To lyric or not. Clearly, DRMHLLR has been challenged with this question before. I ask Schütze if he thinks it could be confusing for his audience to watch them without a ‘lead vocalist’ since this is so often a band’s central focal point.
“Maybe,” he answers, “ but that actually is more representative of who we are (as a band) anyway. “ He explains that there is not really a central idea person; their songs are written as an equal collaboration. Throughout DRMHLLR’s history, the group has had many strong opinions about their musical direction. Being a group of diverse and passionate individuals, they sometimes disagree with each other and are usually highly critical of what they produce.
“There is always the question of how it is being received by others. Really it will always be different for everyone. So we can only revisit the music and ask ourselves again, what is our intent?”
Meticulous, though they may be, the result translates in to a strongly cohesive musical statement.
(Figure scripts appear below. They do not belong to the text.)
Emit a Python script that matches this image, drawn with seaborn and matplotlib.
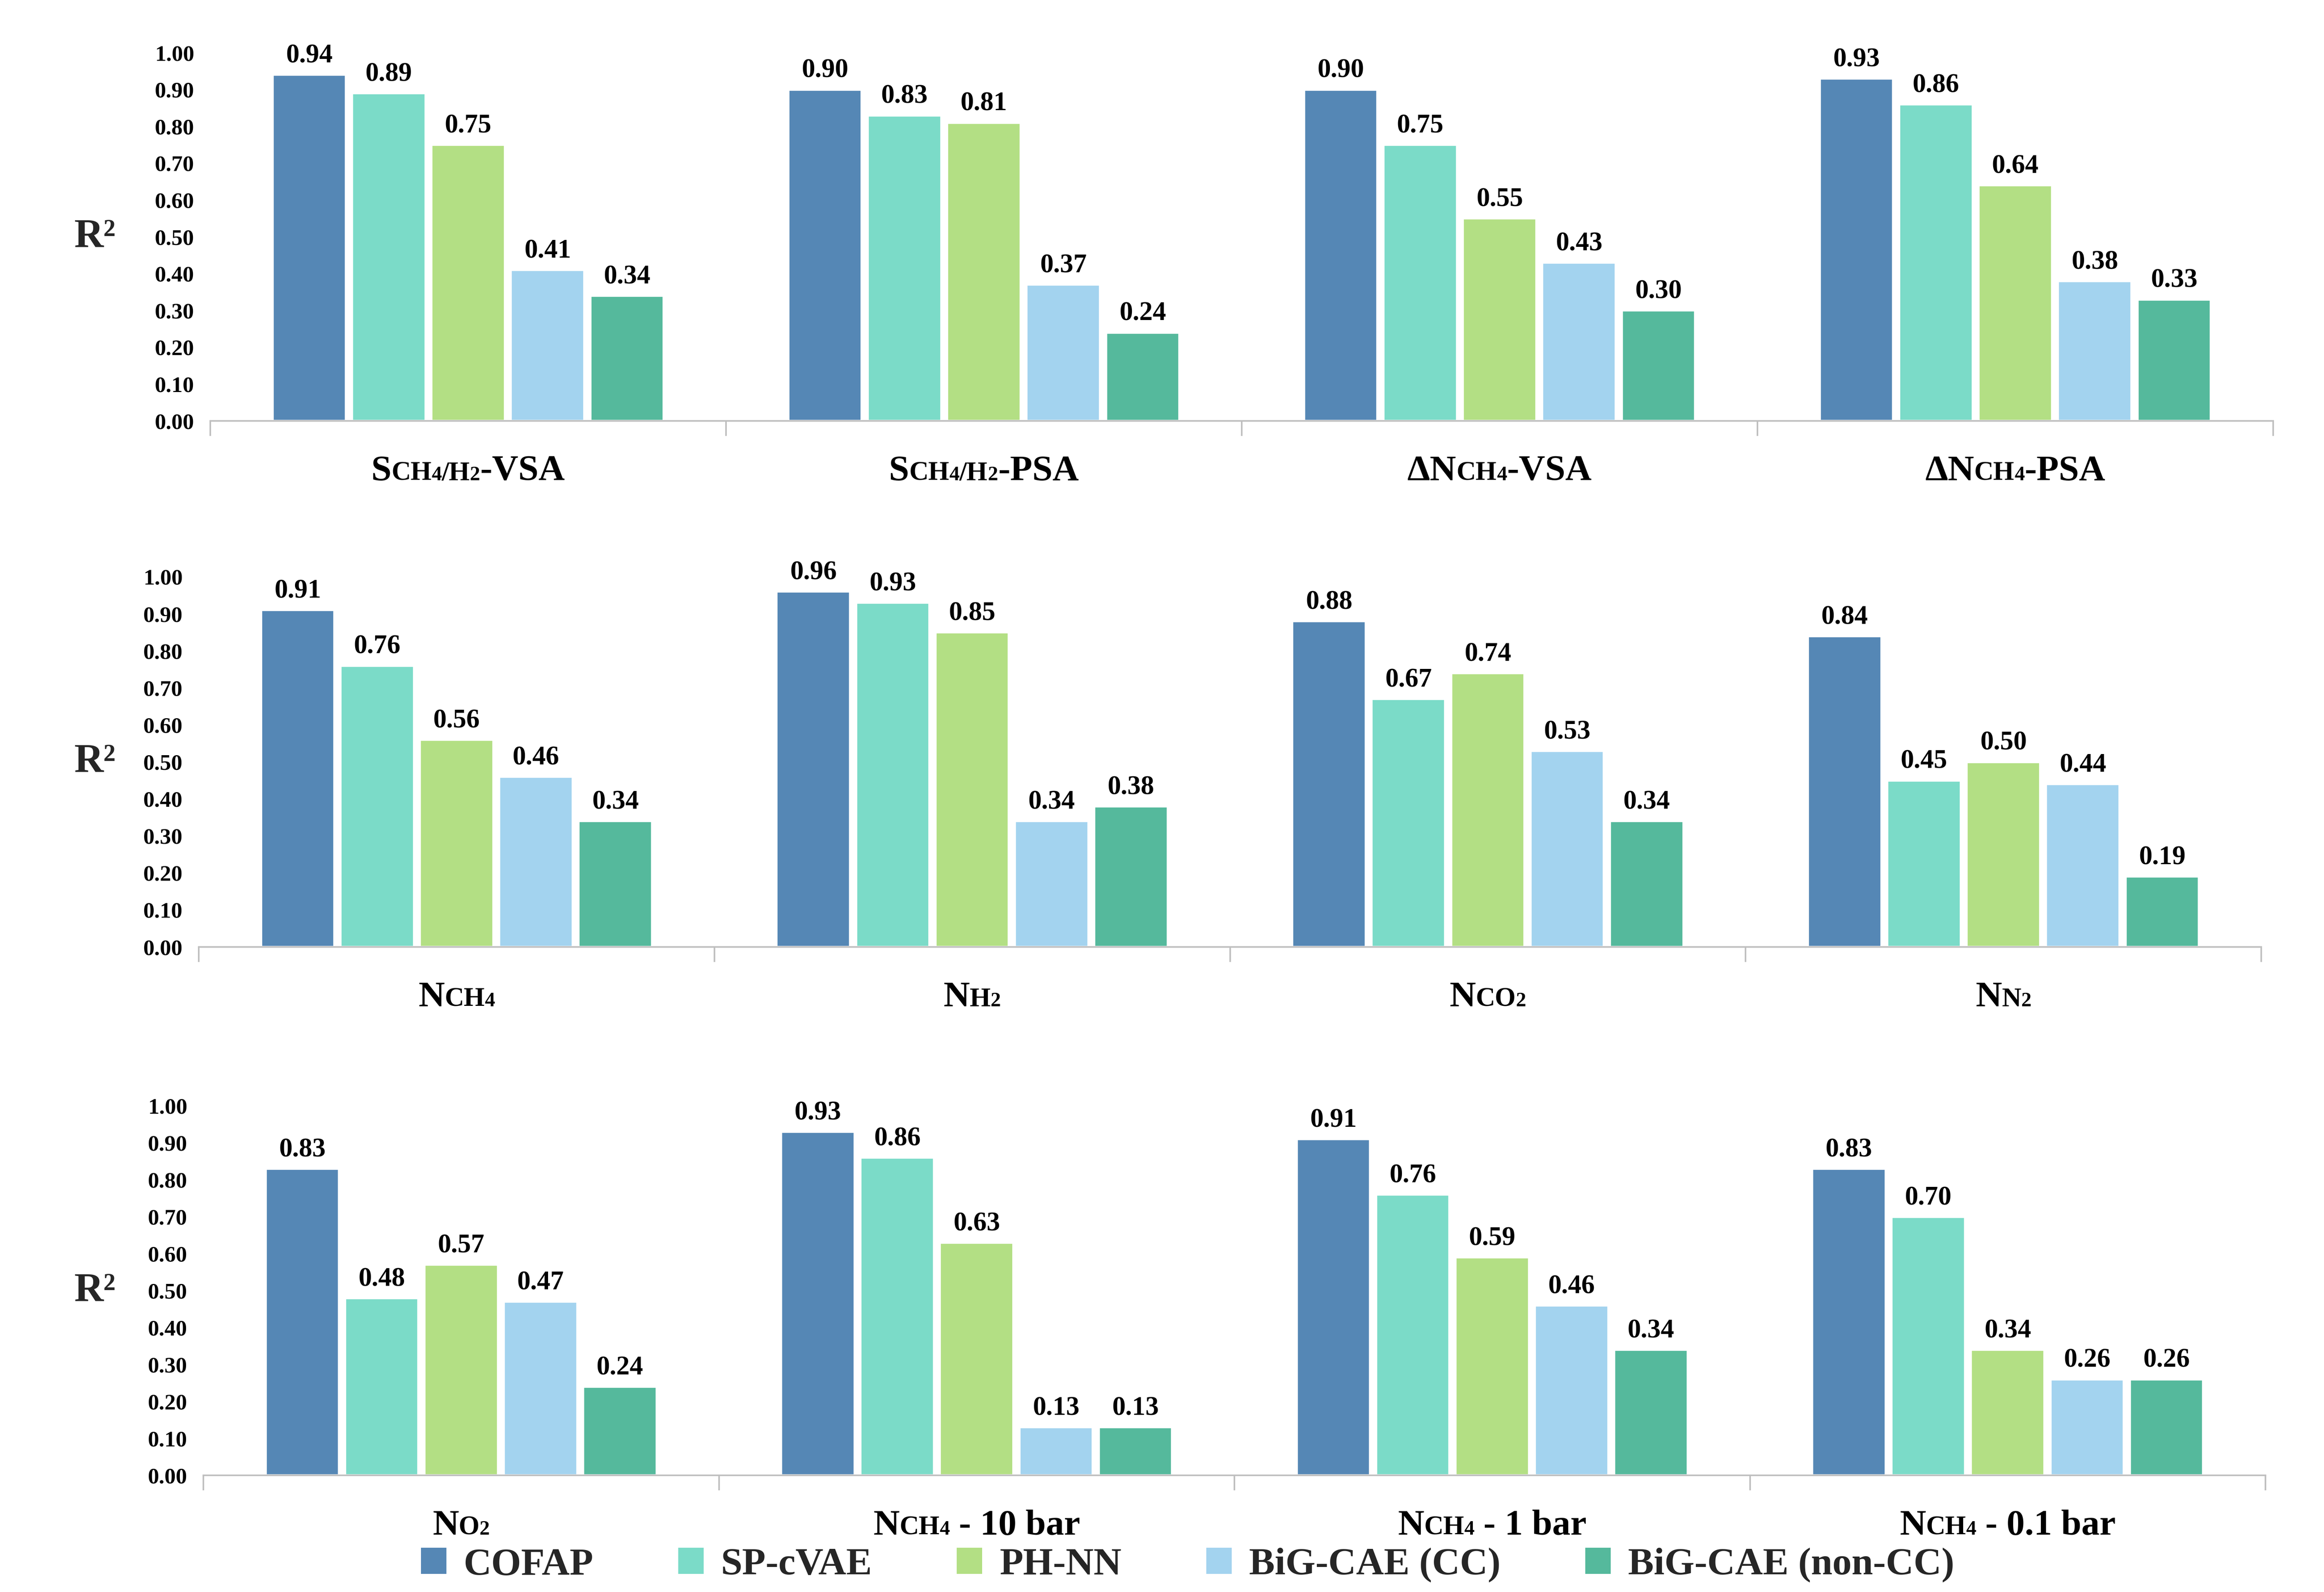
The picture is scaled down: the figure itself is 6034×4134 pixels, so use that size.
import numpy as np
import pandas as pd
import matplotlib
matplotlib.use("Agg")
import matplotlib.pyplot as plt
import matplotlib.transforms as mtransforms
from matplotlib.patches import Patch
from matplotlib.offsetbox import TextArea, HPacker, AnnotationBbox
import seaborn as sns

# ---------------- data ----------------
models = ["COFAP", "SP-cVAE", "PH-NN", "BiG-CAE (CC)", "BiG-CAE (non-CC)"]
colors = ["#5587B5", "#7BDBC8", "#B3DF84", "#A3D3EF", "#55B99C"]

row1_cats = ["SCH4/H2-VSA", "SCH4/H2-PSA", "ΔNCH4-VSA", "ΔNCH4-PSA"]
row1_vals = {
    "COFAP":            [0.94, 0.90, 0.90, 0.93],
    "SP-cVAE":          [0.89, 0.83, 0.75, 0.86],
    "PH-NN":            [0.75, 0.81, 0.55, 0.64],
    "BiG-CAE (CC)":     [0.41, 0.37, 0.43, 0.38],
    "BiG-CAE (non-CC)": [0.34, 0.24, 0.30, 0.33],
}
row2_cats = ["NCH4", "NH2", "NCO2", "NN2"]
row2_vals = {
    "COFAP":            [0.91, 0.96, 0.88, 0.84],
    "SP-cVAE":          [0.76, 0.93, 0.67, 0.45],
    "PH-NN":            [0.56, 0.85, 0.74, 0.50],
    "BiG-CAE (CC)":     [0.46, 0.34, 0.53, 0.44],
    "BiG-CAE (non-CC)": [0.34, 0.38, 0.34, 0.19],
}
row3_cats = ["NO2", "NCH4 - 10 bar", "NCH4 - 1 bar", "NCH4 - 0.1 bar"]
row3_vals = {
    "COFAP":            [0.83, 0.93, 0.91, 0.83],
    "SP-cVAE":          [0.48, 0.86, 0.76, 0.70],
    "PH-NN":            [0.57, 0.63, 0.59, 0.34],
    "BiG-CAE (CC)":     [0.47, 0.13, 0.46, 0.26],
    "BiG-CAE (non-CC)": [0.24, 0.13, 0.34, 0.26],
}

# label pieces: (text, level) level 0 = main, 1 = subscript, 2 = sub-subscript
label_parts = {
    "SCH4/H2-VSA": [("S", 0), ("CH", 1), ("4", 2), ("/H", 1), ("2", 2), ("-VSA", 0)],
    "SCH4/H2-PSA": [("S", 0), ("CH", 1), ("4", 2), ("/H", 1), ("2", 2), ("-PSA", 0)],
    "ΔNCH4-VSA": [("ΔN", 0), ("CH", 1), ("4", 2), ("-VSA", 0)],
    "ΔNCH4-PSA": [("ΔN", 0), ("CH", 1), ("4", 2), ("-PSA", 0)],
    "NCH4": [("N", 0), ("CH", 1), ("4", 2)],
    "NH2": [("N", 0), ("H", 1), ("2", 2)],
    "NCO2": [("N", 0), ("CO", 1), ("2", 2)],
    "NN2": [("N", 0), ("N", 1), ("2", 2)],
    "NO2": [("N", 0), ("O", 1), ("2", 2)],
    "NCH4 - 10 bar": [("N", 0), ("CH", 1), ("4", 2), (" - 10 bar", 0)],
    "NCH4 - 1 bar": [("N", 0), ("CH", 1), ("4", 2), (" - 1 bar", 0)],
    "NCH4 - 0.1 bar": [("N", 0), ("CH", 1), ("4", 2), (" - 0.1 bar", 0)],
}

yticks = [0.0, 0.1, 0.2, 0.3, 0.4, 0.5, 0.6, 0.7, 0.8, 0.9, 1.0]

# ---------------- style ----------------
sns.set_theme(style="white")
FONT = ["Liberation Serif", "DejaVu Serif"]
plt.rcParams["font.family"] = FONT
plt.rcParams["font.weight"] = "bold"

W, H, DPI = 6034, 4134, 400
fig = plt.figure(figsize=(W / DPI, H / DPI), dpi=DPI)
fig.patch.set_facecolor("white")

rows = [
    (row1_cats, row1_vals, [546 / W, 1 - 1093 / H, (5902 - 546) / W, (1093 - 137) / H]),
    (row2_cats, row2_vals, [516 / W, 1 - 2459 / H, (5871 - 516) / W, (2459 - 1498) / H]),
    (row3_cats, row3_vals, [528 / W, 1 - 3831 / H, (5882 - 528) / W, (3831 - 2872) / H]),
]

main_fs = 17
sizes = {0: main_fs, 1: 12.5, 2: 9.6}

for cats, vals, rect in rows:
    ax = fig.add_axes(rect)
    recs = []
    for m in models:
        for c, v in zip(cats, vals[m]):
            recs.append({"cat": c, "model": m, "r2": v})
    df = pd.DataFrame(recs)
    sns.barplot(data=df, x="cat", y="r2", hue="model", order=cats, hue_order=models,
                palette=colors, saturation=1, width=0.77, gap=0.075,
                errorbar=None, legend=False, ax=ax)
    for cont in ax.containers:
        ax.bar_label(cont, fmt="%.2f", padding=3, fontsize=12.5, fontweight="bold",
                     family=FONT, color="black")
    ax.set_xlim(-0.5, len(cats) - 0.5)
    ax.set_ylim(0, 1.0)
    ax.set_yticks(yticks)
    ax.set_yticklabels([f"{t:.2f}" for t in yticks], fontsize=10.5,
                       fontweight="bold", family=FONT)
    ax.tick_params(axis="y", length=0, pad=7.5, colors="black")
    ax.set_xticks(range(len(cats)))
    ax.set_xticklabels([])
    ax.tick_params(axis="x", which="major", length=0)
    ax.set_xticks(np.arange(-0.5, len(cats), 1.0), minor=True)
    ax.tick_params(axis="x", which="minor", bottom=True, length=7, width=0.75,
                   color="#BFBFBF", direction="out")
    ax.set_xlabel("")
    for s in ["left", "top", "right"]:
        ax.spines[s].set_visible(False)
    ax.spines["bottom"].set_color("#BFBFBF")
    ax.spines["bottom"].set_linewidth(0.75)
    ax.grid(False)

    ax.set_ylabel("R²", rotation=0, fontsize=19, fontweight="bold", family=FONT,
                  va="center", ha="center")
    ax.yaxis.set_label_coords(246 / W, 0.5,
                              transform=mtransforms.blended_transform_factory(
                                  fig.transFigure, ax.transAxes))

    # category labels with chemical subscripts (smaller text on baseline)
    for i, c in enumerate(cats):
        children = [TextArea(t, textprops=dict(fontsize=sizes[lvl], fontweight="bold",
                                               family=FONT, color="black"))
                    for t, lvl in label_parts[c]]
        pack = HPacker(children=children, align="baseline", pad=0, sep=0)
        ab = AnnotationBbox(pack, (i, 0), xycoords=ax.get_xaxis_transform(),
                            xybox=(0, -16), boxcoords="offset points",
                            box_alignment=(0.5, 1.0), frameon=False,
                            annotation_clip=False, pad=0)
        ax.add_artist(ab)

handles = [Patch(facecolor=c, edgecolor="none", label=m) for m, c in zip(models, colors)]
fig.legend(handles=handles, loc="center", bbox_to_anchor=(0.511, 1 - 4064 / H),
           ncol=5, frameon=False, prop=dict(family=FONT, weight="bold", size=18),
           handlelength=0.66, handleheight=0.66, handletextpad=0.45,
           columnspacing=2.2, borderaxespad=0, borderpad=0)

fig.savefig("out.png", dpi=DPI, facecolor="white")
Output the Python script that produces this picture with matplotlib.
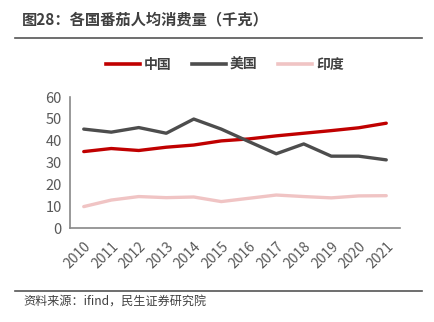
import matplotlib
matplotlib.use("Agg")
import matplotlib.pyplot as plt
from matplotlib.lines import Line2D

plt.rcParams['font.family'] = ['Noto Sans CJK SC', 'DejaVu Sans']

years = ['2010', '2011', '2012', '2013', '2014', '2015', '2016', '2017', '2018', '2019', '2020', '2021']
china = [35.0, 36.4, 35.5, 37.0, 38.0, 39.9, 40.8, 42.2, 43.4, 44.6, 45.9, 48.0]
usa = [45.3, 43.9, 46.0, 43.4, 49.9, 45.3, 39.6, 34.0, 38.5, 32.9, 32.9, 31.2]
india = [9.8, 12.8, 14.4, 13.9, 14.2, 12.1, 13.6, 15.1, 14.4, 13.8, 14.7, 14.8]
series_names = ['中国', '美国', '印度']
colors = ['#C00000', '#4D4D4D', '#F0C4C4']

fig = plt.figure(figsize=(4.35, 3.22), dpi=100)
ax = fig.add_axes([70 / 435, 1 - 228 / 322, 330 / 435, 131 / 322])

x = list(range(len(years)))
for vals, c in zip([china, usa, india], colors):
    ax.plot(x, vals, color=c, lw=2.4, solid_capstyle='round', solid_joinstyle='round')

ax.set_xlim(-0.5, len(years) - 0.5)
ax.set_ylim(0, 60)
ax.set_yticks(range(0, 61, 10))
ax.set_xticks(x)
ax.set_xticklabels(years, rotation=45, ha='right', rotation_mode='anchor')
ax.tick_params(axis='both', length=0, labelcolor='#595959')
ax.tick_params(axis='y', labelsize=10.5, pad=6)
ax.tick_params(axis='x', labelsize=10, pad=8)
for s in ['top', 'right']:
    ax.spines[s].set_visible(False)
for s in ['left', 'bottom']:
    ax.spines[s].set_color('#888888')
    ax.spines[s].set_linewidth(1.2)

handles = [Line2D([0], [0], color=c, lw=2.6) for c in colors]
leg = fig.legend(handles, series_names, loc='center', bbox_to_anchor=(225 / 435, 1 - 65 / 322),
                 ncol=3, frameon=False, handlelength=2.4, handletextpad=0.3, columnspacing=1.5,
                 prop={'size': 10, 'weight': 'bold'})
for t in leg.get_texts():
    t.set_color('#404040')

fig.text(22 / 435, 1 - 19 / 322, '图28：各国番茄人均消费量（千克）', fontsize=11, fontweight='bold',
         color='#404040', va='center', ha='left')
fig.add_artist(Line2D([15 / 435, 422 / 435], [1 - 38 / 322, 1 - 38 / 322], color='#555555', lw=1.2))
fig.add_artist(Line2D([15 / 435, 422 / 435], [1 - 291 / 322, 1 - 291 / 322], color='#555555', lw=1.2))
fig.text(23 / 435, 1 - 302 / 322, '资料来源：ifind，民生证券研究院', fontsize=8.7, color='#404040',
         va='center', ha='left')

fig.savefig('out.png', dpi=100)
You ‘d almost get the sense that they were family from the apparent mutual understanding between them. The connections feel organic as their music flows naturally.
“..it’s an interesting thing. Someone else is making a sentence…then I add my bead to it and change its direction..”
These progressions are even obvious to the listening audience. Their track, Baby Tooth Tiger, begins with a simple melodic exploration, and as each instrument adds a new layer, it quickly progresses to a thick, enriched journey through sound. From the outside, one might say DRMHLLR falls in the influential realm of bands like Tortoise or Domain, but calling them simply ‘post-rock’ would be a curtailment. Any track would embark you through random adventures, with a sense of travel almost through space and time.
When asked to comment on their inter-dimensional sound travel, Schütze jokes “(in outer space) if you could hear it, our sound might be like several clarinets repeating in high C…”
If their music landed us in a time era, it would undoubtedly be 60 million years ago when dinosaurs roamed the earth, although their name apparently doesn’t relate specifically to the historical dinosaur town. “It’s just a funny cliché.” Schütze tells me. “Baby Seal Club was also in the running”. I am told that the band also takes no official stance against vowels, though this quirky name inclines me to suspiciously disagree.
No matter which way I slice it these strange and fun guys can’t help but create thought provoking music. They sit on the outside of trends and engulf their audience with thick encompassing concepts. I don’t see any need for them to add words to their music, since DRMHLLR has indubitably said enough.